For some people, the world isn’t enough. It isn’t enough for Joss Whedon co-writes Cabin in the Woods, one of the best horror movies of recent years. It isn’t enough that he writes and directs The Avengers. No, he has to do more; he has to make the rest of earth feel inadequate by also inviting all his acting friends over to his house for a party—a let’s-make-a-Shakespeare- adaptation-in-a-weekend party. And wouldn’t you know it; the film’s a delightful and fun adaptation.
The film centers on Beatrice (Amy Acker) and Benedick (Alexis Denisof), a man and woman who find each other intolerable and do their best to make it known at every available opportunity to whoever might be listening. But when two of their respective friends, Hero (Jilian Morgese) and Claudio (Fran Kranz), fall in love, a plan is devised by friends to bring Beatrice and Benedick together.
What makes this adaptation stellar is the magnificent cast. It’s culled mostly from many of the shows Joss Whedon worked on and a reminder of how stellar many of these actors are. It’s still astounding that Amy Acker hasn’t made it big. She’s a sharp actress and gives the best performance of the film. Many of these actors are under cast and it’s good to see Whedon bring them all together to make an amazing ensemble.
Of course, the show-stealing performance is Nathan Fillion. Whedon is wise to place him in one of the smaller roles, but his delivery of Shakespeare and his sense of timing and humor is masterful.
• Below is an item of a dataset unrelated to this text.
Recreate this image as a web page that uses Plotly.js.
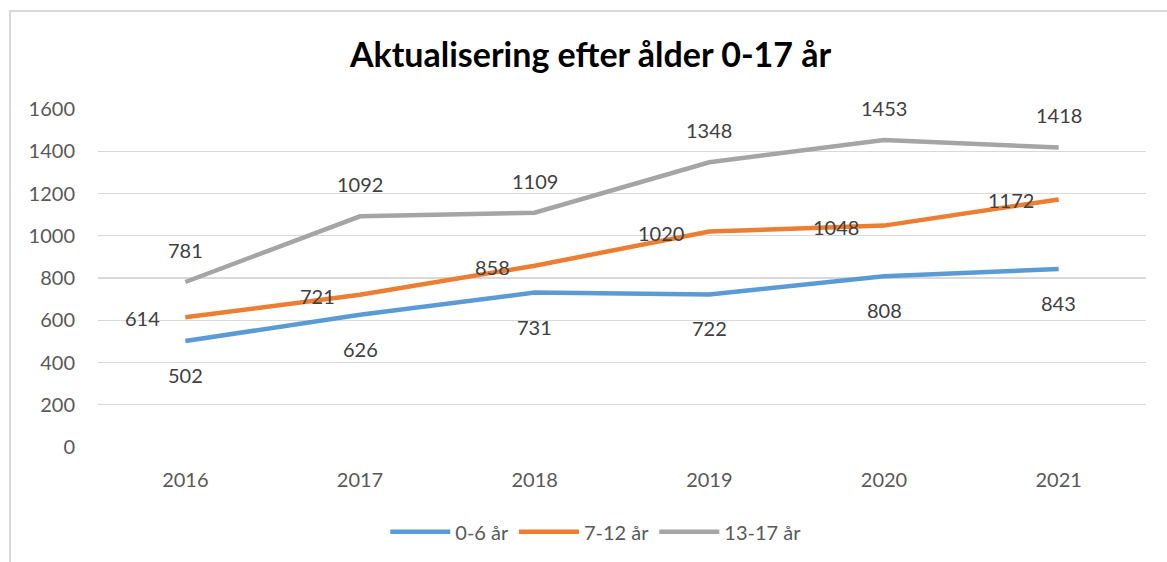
<!DOCTYPE html>
<html>
<head>
    <meta charset="utf-8">
    <title>Aktualisering efter ålder 0-17 år</title>
    <script src="https://cdn.plot.ly/plotly-3.0.1.min.js"></script>
    <style>
        body { margin: 0; background: #fff; overflow: hidden; }
        #frame { position: absolute; left: 9px; top: 10px; width: 1200px; height: 600px; border: 2px solid #d9d9d9; }
        #chart { position: absolute; left: 0; top: 0; width: 1167px; height: 562px; }
    </style>
</head>
<body>
    <div id="frame"></div>
    <div id="chart"></div>
    <script>
        const years = ["2016", "2017", "2018", "2019", "2020", "2021"];
        const seriesNames = ["0-6 år", "7-12 år", "13-17 år"];
        const age0to6 = [502, 626, 731, 722, 808, 843];
        const age7to12 = [614, 721, 858, 1020, 1048, 1172];
        const age13to17 = [781, 1092, 1109, 1348, 1453, 1418];
        const colors = ["#5B9BD5", "#ED7D31", "#A5A5A5"];

        const allSeries = [age0to6, age7to12, age13to17];

        const traces = allSeries.map((vals, i) => ({
            x: years,
            y: vals,
            type: "scatter",
            mode: "lines",
            name: seriesNames[i],
            line: { color: colors[i], width: 4.5 },
            hoverinfo: "skip"
        }));

        // etikett-placering: under, vänster, över (som i Excel)
        const labelStyle = [
            { xanchor: "center", xshift: 0, yshift: -34 },
            { xanchor: "right", xshift: -23, yshift: -1 },
            { xanchor: "center", xshift: 0, yshift: 32 }
        ];

        // kategoriaxeln: annoteringar placeras via kategoriindex
        const annotations = [];
        allSeries.forEach((vals, i) => {
            vals.forEach((v, j) => {
                annotations.push({
                    x: j, y: v, xref: "x", yref: "y",
                    text: String(v), showarrow: false,
                    xanchor: labelStyle[i].xanchor, yanchor: "middle",
                    xshift: labelStyle[i].xshift, yshift: labelStyle[i].yshift,
                    font: { family: "Lato, sans-serif", size: 20, color: "#404040" }
                });
            });
        });

        const layout = {
            width: 1167,
            height: 562,
            paper_bgcolor: "rgba(0,0,0,0)",
            plot_bgcolor: "rgba(0,0,0,0)",
            margin: { l: 98, r: 21, t: 109, b: 114 },
            font: { family: "Lato, sans-serif", size: 20, color: "#595959" },
            title: {
                text: "<b>Aktualisering efter ålder 0-17 år</b>",
                x: 0.47, xref: "paper", xanchor: "center",
                y: 1 - 55 / 562, yanchor: "middle",
                font: { family: "Lato, sans-serif", size: 34, color: "#000" }
            },
            xaxis: {
                type: "category",
                range: [-0.5, years.length - 0.5],
                showgrid: false, zeroline: false, showline: false,
                ticks: "", ticklabelstandoff: 19,
                tickfont: { size: 20, color: "#595959" }
            },
            yaxis: {
                range: [0, 1600], dtick: 200,
                gridcolor: "#d9d9d9", gridwidth: 1.3,
                zeroline: false, showline: false,
                ticks: "", ticklabelstandoff: 22,
                tickfont: { size: 20, color: "#595959" }
            },
            showlegend: true,
            legend: {
                orientation: "h",
                x: 0.475, xanchor: "center",
                y: -0.247, yanchor: "middle",
                font: { size: 20, color: "#595959" },
                itemwidth: 60
            },
            annotations: annotations
        };

        Plotly.newPlot("chart", traces, layout, { displayModeBar: false, staticPlot: true });
    </script>
</body>
</html>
He brings the biggest laughs of the entire film.
If the film has a flaw, it’s the tonal shifts aren’t quite as elegant as they could be. The film drifts between comedy and drama most of the film, but it fails to properly tease the comedy to come in the opening act, which quite a long, dry stretch. Later in the film, when some of the physical gags come in, they feel slightly out of place. They’re still funny, but for a moment it seems as if another film has intruded.
For a film shot on a shoestring budget and in a short amount of time, there’s some smart camerawork. Windows and mirrors become recurring visual motifs. They not only become visual framing devices, but also reinforce themes about the duality of Beatrice and Benedick, that what they say is the reverse of what they feel. There are still some scenes where the handheld camerawork feels a bit rough, but these are little flaws in an otherwise well-realized visualization of Shakespeare.
The modernization of the story is more of a curiosity than anything else. The dialogue remains almost entirely the same, even to the point that Riki Lindhome playing the male character Conrade is still referred to as a man. Instead of swords, people wear guns. There’s also some mediocre modern music thrown into the film. It’s a superficial set dressing, which isn’t necessarily a bad thing.
As much as Much Ado About Nothing is the polar opposite of The Avengers, both share a strong cast and well-written dialogue. It’s clear that while Whedon made it big, he’s not forgetting his roots. The actors who made his shows wonderful, a writer that undoubtedly inspired his witty tongue and a foremost interest in the relationships of characters.